Wherever the word "chart" appears in the entries, copy the whole line.

[START DATASET]

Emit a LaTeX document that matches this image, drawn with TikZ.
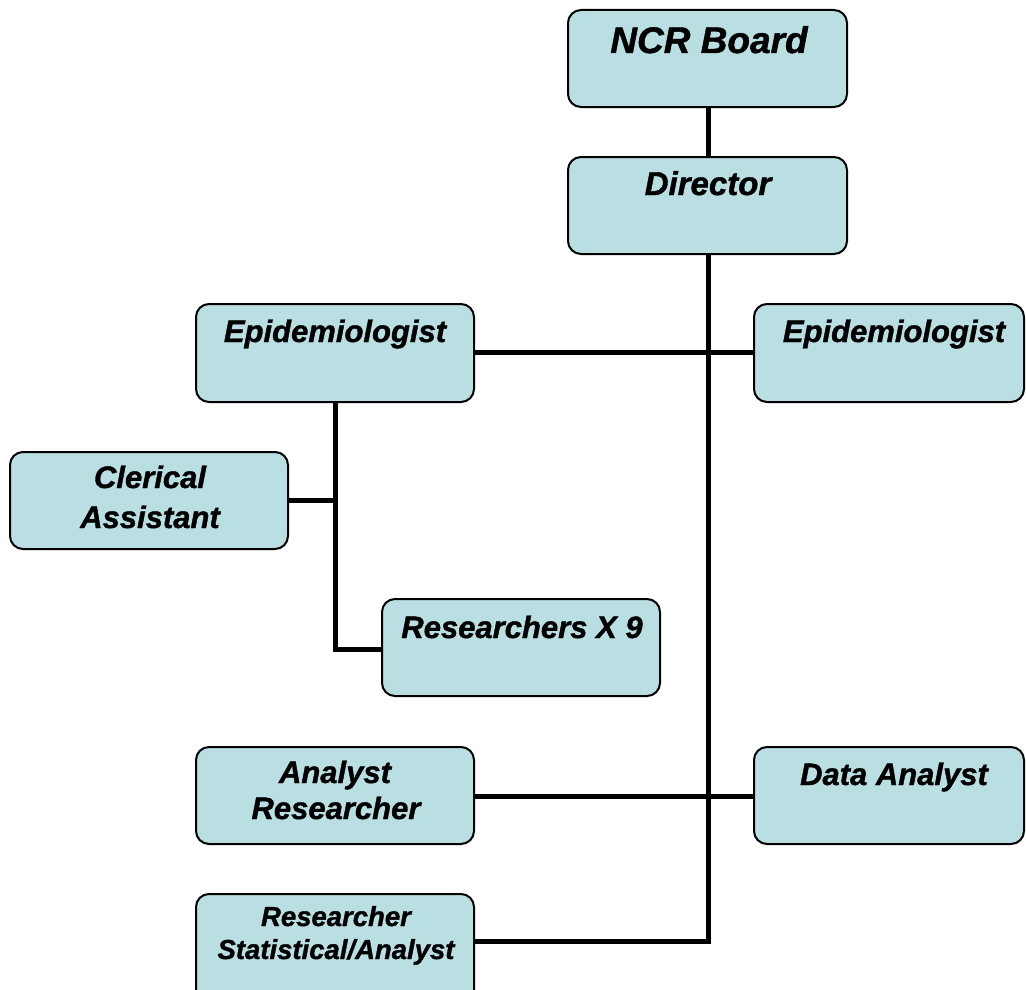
\documentclass[tikz,border=0pt]{standalone}
\usepackage{fontspec}
\setmainfont{Liberation Sans}[BoldItalicFeatures={FakeBold=1.2}]
\definecolor{boxfill}{RGB}{186,223,227}
\tikzset{
  orgbox/.style={draw=black, line width=2pt, fill=boxfill, rounded corners=13pt},
  lbl/.style={anchor=base, inner sep=0pt, font=\bfseries\itshape\fontsize{31}{31}\selectfont},
  biglbl/.style={lbl, font=\bfseries\itshape\fontsize{37}{37}\selectfont},
  midlbl/.style={lbl, font=\bfseries\itshape\fontsize{33}{33}\selectfont},
  smalllbl/.style={lbl, font=\bfseries\itshape\fontsize{27.5}{27.5}\selectfont},
  conn/.style={draw=black, line width=5pt}
}
\begin{document}
\begin{tikzpicture}[x=1pt,y=-1pt]
\useasboundingbox (0,0) rectangle (1026,990);
\clip (0,0) rectangle (1026,990);
% boxes
\draw[orgbox] (568,10) rectangle (847,107);
\draw[orgbox] (568,157) rectangle (847,254);
\draw[orgbox] (196,304) rectangle (474,402);
\draw[orgbox] (754,304) rectangle (1024,402);
\draw[orgbox] (10,452) rectangle (288,549);
\draw[orgbox] (382,599) rectangle (660,696);
\draw[orgbox] (196,747) rectangle (474,844);
\draw[orgbox] (754,747) rectangle (1024,844);
\draw[orgbox] (196,894) rectangle (474,1010);
% anchor coordinates for boxes
\coordinate (ncrS) at (708,107);
\coordinate (dirN) at (708,157);
\coordinate (dirS) at (708,254);
\coordinate (epiLE) at (474,352);
\coordinate (epiRW) at (754,352);
\coordinate (epiLS) at (335,402);
\coordinate (clerE) at (288,500);
\coordinate (clerJ) at (335,500);
\coordinate (resW) at (382,649);
\coordinate (resJ) at (335,649);
\coordinate (anaE) at (474,796);
\coordinate (dataW) at (754,796);
\coordinate (statE) at (474,941);
\coordinate (dirBot) at (708,941);
% connectors
\draw[conn] (ncrS) -- (dirN);
\draw[conn] (dirS) -- (dirBot) -- (statE);
\draw[conn] (epiLE) -- (epiRW);
\draw[conn] (anaE) -- (dataW);
\draw[conn] (epiLS) -- (resJ) -- (resW);
\draw[conn] (clerE) -- (clerJ);
% labels
\node[biglbl] (tNCR) at (709,53) {NCR Board};
\node[midlbl] (tDir) at (708,195) {Director};
\node[lbl] (tEpiL) at (335,342) {Epidemiologist};
\node[lbl] (tEpiR) at (894,342) {Epidemiologist};
\node[lbl] (tCler1) at (150,488) {Clerical};
\node[lbl] (tCler2) at (150,528) {Assistant};
\node[lbl] (tRes) at (522,638) {Researchers X 9};
\node[lbl] (tAna1) at (335,783) {Analyst};
\node[lbl] (tAna2) at (336,819) {Researcher};
\node[lbl] (tData) at (894,785) {Data Analyst};
\node[smalllbl] (tStat1) at (336,926) {Researcher};
\node[smalllbl] (tStat2) at (336,959) {Statistical/Analyst};
\end{tikzpicture}
\end{document}
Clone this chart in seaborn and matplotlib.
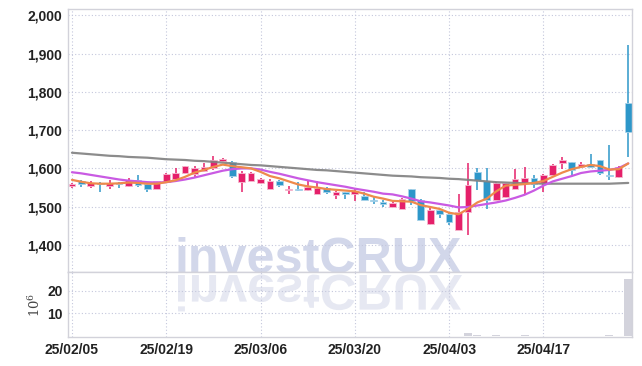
import matplotlib
matplotlib.use('Agg')
import matplotlib.pyplot as plt
import numpy as np
import seaborn as sns
from matplotlib.textpath import TextPath
from matplotlib.patches import PathPatch
from matplotlib.font_manager import FontProperties
from matplotlib.transforms import Affine2D, IdentityTransform

# trading days (yy/mm/dd)
dates = ['25/02/05', '25/02/06', '25/02/07', '25/02/10', '25/02/11', '25/02/12', '25/02/13', '25/02/14',
         '25/02/17', '25/02/18', '25/02/19', '25/02/20', '25/02/21', '25/02/24', '25/02/25', '25/02/26',
         '25/02/27', '25/02/28', '25/03/04', '25/03/05', '25/03/06', '25/03/07', '25/03/10', '25/03/11',
         '25/03/12', '25/03/13', '25/03/14', '25/03/17', '25/03/18', '25/03/19', '25/03/20', '25/03/21',
         '25/03/24', '25/03/25', '25/03/26', '25/03/27', '25/03/28', '25/03/31', '25/04/01', '25/04/02',
         '25/04/03', '25/04/04', '25/04/07', '25/04/08', '25/04/09', '25/04/10', '25/04/11', '25/04/14',
         '25/04/15', '25/04/16', '25/04/17', '25/04/18', '25/04/21', '25/04/22', '25/04/23', '25/04/24',
         '25/04/25', '25/04/28', '25/04/29', '25/04/30']

opens = [1554, 1566, 1553, 1562, 1553, 1562, 1553, 1569, 1558, 1547,
         1564, 1573, 1587, 1586, 1593, 1601, 1620, 1616, 1565, 1568,
         1562, 1546, 1567, 1543, 1547, 1543, 1533, 1548, 1531, 1537,
         1532, 1527, 1517, 1511, 1500, 1494, 1547, 1517, 1455, 1490,
         1482, 1439, 1486, 1590, 1568, 1518, 1524, 1546, 1563, 1575,
         1561, 1583, 1615, 1616, 1604, 1611, 1621, 1581, 1578, 1771]
highs = [1562, 1569, 1568, 1565, 1569, 1565, 1576, 1582, 1562, 1568,
         1589, 1600, 1607, 1606, 1615, 1632, 1627, 1620, 1594, 1591,
         1575, 1572, 1569, 1555, 1565, 1568, 1568, 1552, 1541, 1538,
         1546, 1538, 1524, 1517, 1511, 1522, 1547, 1519, 1496, 1491,
         1486, 1532, 1615, 1601, 1601, 1565, 1563, 1598, 1603, 1582,
         1585, 1611, 1631, 1616, 1616, 1637, 1621, 1661, 1605, 1924]
lows = [1549, 1552, 1549, 1539, 1546, 1550, 1552, 1552, 1538, 1546,
        1562, 1571, 1585, 1578, 1591, 1596, 1617, 1575, 1539, 1566,
        1560, 1545, 1551, 1534, 1541, 1540, 1532, 1534, 1519, 1521,
        1516, 1517, 1508, 1500, 1499, 1493, 1504, 1464, 1453, 1471,
        1451, 1439, 1426, 1543, 1495, 1517, 1523, 1545, 1530, 1549,
        1539, 1582, 1598, 1582, 1601, 1600, 1582, 1569, 1576, 1630]
closes = [1558, 1558, 1561, 1560, 1563, 1560, 1569, 1556, 1546, 1566,
          1585, 1589, 1605, 1600, 1603, 1621, 1625, 1579, 1588, 1589,
          1572, 1566, 1557, 1547, 1543, 1551, 1549, 1539, 1539, 1534,
          1540, 1518, 1515, 1507, 1509, 1521, 1514, 1465, 1490, 1481,
          1459, 1486, 1556, 1569, 1518, 1561, 1561, 1571, 1575, 1560,
          1584, 1608, 1621, 1596, 1611, 1604, 1588, 1579, 1603, 1696]

# volume, millions of shares
volumes = [0.05, 0.04, 0.03, 0.05, 0.04, 0.04, 0.06, 0.05, 0.04, 0.05,
           0.06, 0.05, 0.07, 0.05, 0.04, 0.08, 0.05, 0.06, 0.07, 0.05,
           0.04, 0.05, 0.04, 0.04, 0.03, 0.05, 0.05, 0.04, 0.04, 0.03,
           0.05, 0.04, 0.04, 0.05, 0.04, 0.06, 0.08, 0.09, 0.07, 0.05,
           0.06, 0.10, 1.30, 0.40, 0.10, 0.35, 0.08, 0.09, 0.35, 0.07,
           0.06, 0.08, 0.06, 0.05, 0.05, 0.06, 0.07, 0.35, 0.06, 25.5]

# moving averages
ma_short = [1570, 1565, 1561, 1560, 1560, 1561, 1563, 1562, 1560, 1560,
            1564, 1569, 1578, 1589, 1596, 1604, 1610, 1606, 1603, 1600,
            1591, 1580, 1574, 1566, 1558, 1553, 1550, 1546, 1544, 1542,
            1540, 1534, 1526, 1521, 1515, 1514, 1513, 1504, 1499, 1494,
            1484, 1480, 1494, 1511, 1521, 1540, 1555, 1557, 1559, 1562,
            1567, 1578, 1589, 1598, 1604, 1609, 1606, 1597, 1598, 1613]
ma_mid = [1590, 1587, 1583, 1579, 1575, 1571, 1568, 1566, 1564, 1563,
          1564, 1567, 1571, 1576, 1582, 1588, 1594, 1598, 1600, 1600,
          1597, 1591, 1586, 1580, 1574, 1569, 1564, 1560, 1556, 1552,
          1547, 1543, 1539, 1534, 1532, 1527, 1521, 1514, 1511, 1507,
          1503, 1498, 1499, 1503, 1507, 1511, 1516, 1523, 1531, 1542,
          1555, 1566, 1573, 1580, 1588, 1592, 1594, 1596, 1601, 1613]
ma_long = [1641, 1639, 1637, 1635, 1633, 1632, 1630, 1629, 1628, 1626,
           1624, 1623, 1622, 1620, 1619, 1617, 1615, 1613, 1611, 1609,
           1608, 1606, 1604, 1602, 1600, 1598, 1596, 1595, 1593, 1591,
           1589, 1587, 1585, 1583, 1581, 1580, 1579, 1577, 1576, 1575,
           1573, 1572, 1570, 1568, 1566, 1564, 1563, 1562, 1561, 1561,
           1560, 1560, 1560, 1560, 1560, 1560, 1560, 1560, 1561, 1562]

price_ticks = [1400, 1500, 1600, 1700, 1800, 1900, 2000]
vol_ticks = [10, 20]
watermark = 'investCRUX'

UP = '#e5206a'
DOWN = '#2d97c9'
GRID = '#c4c7dc'
SPINE = '#d2d2da'

sns.set_theme(style='white')
plt.rcParams['font.family'] = ['Liberation Sans', 'DejaVu Sans']
plt.rcParams['mathtext.fontset'] = 'dejavuserif'

fig = plt.figure(figsize=(6.42, 3.66), dpi=100)
ax = fig.add_axes([68 / 642, 94 / 366, 564 / 642, 263 / 366])
axv = fig.add_axes([68 / 642, 29 / 366, 564 / 642, 65 / 366], sharex=ax)

idx = np.arange(len(dates))
o = np.array(opens)
c = np.array(closes)
up = c >= o
cols = np.where(up, UP, DOWN)
edge = np.where(up, '#f6b9cf', '#a9d3ea')

# candles
ax.vlines(idx, lows, highs, colors=cols, lw=1.1, zorder=2)
body_lo = np.minimum(o, c)
body_h = np.maximum(np.abs(c - o), 3)
ax.bar(idx, body_h, bottom=body_lo, width=0.72, color=cols, edgecolor=edge, lw=0.6, zorder=2.5)

# moving averages
sns.lineplot(x=idx, y=ma_long, ax=ax, color='#808080', lw=1.6, alpha=0.9, zorder=3)
sns.lineplot(x=idx, y=ma_mid, ax=ax, color='#c95ae3', lw=1.6, zorder=3)
sns.lineplot(x=idx, y=ma_short, ax=ax, color='#ee8a4c', lw=1.6, zorder=3)

# volume
axv.bar(idx, volumes, width=0.85, color='#d3d3dc', edgecolor='none', zorder=2)

# watermark: real text, plus a mirrored copy below the separator
fp = FontProperties(family='Liberation Sans', weight='bold')
tp = TextPath((0, 0), watermark, size=100, prop=fp)
ext = tp.get_extents()
s = 284 / ext.width
x0 = 178 - ext.x0 * s
base = 366 - 273
ax.text(x0, base, watermark, transform=IdentityTransform(), fontproperties=fp,
        fontsize=100 * s * 0.72, color='#d2d7ea', ha='left', va='baseline',
        zorder=0.3, clip_on=True)
axv.add_patch(PathPatch(tp, transform=Affine2D().scale(s, -s).translate(x0, base - 2),
                        facecolor='#e6e8f2', edgecolor='none', zorder=0.3))

ax.set_xlim(-0.42, 59.4)
ax.set_ylim(1329, 2017)
axv.set_ylim(-0.45, 28.4)

ax.set_yticks(price_ticks)
ax.set_yticklabels([f'{t:,}' for t in price_ticks])
axv.set_yticks(vol_ticks)
axv.set_yticklabels([str(t) for t in vol_ticks])
axv.set_xticks(idx[::10])
axv.set_xticklabels([dates[i] for i in idx[::10]])
ax.tick_params(axis='x', labelbottom=False)

for a in (ax, axv):
    a.set_xlabel('')
    a.grid(True, color=GRID, ls=(0, (1, 2)), lw=0.8)
    a.tick_params(length=0, pad=4, labelsize=10, labelcolor='#222222')
    for lab in a.get_xticklabels() + a.get_yticklabels():
        lab.set_fontweight('bold')
    for sp in a.spines.values():
        sp.set_color(SPINE)
        sp.set_linewidth(1)
axv.tick_params(axis='x', pad=4)

axv.set_ylabel(r'$10^6$', fontsize=9.5, color='#444444', labelpad=3)

fig.savefig('out.png', dpi=100)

[END DATASET]

* COMPLETED TASK:
Clone this chart in seaborn and matplotlib.

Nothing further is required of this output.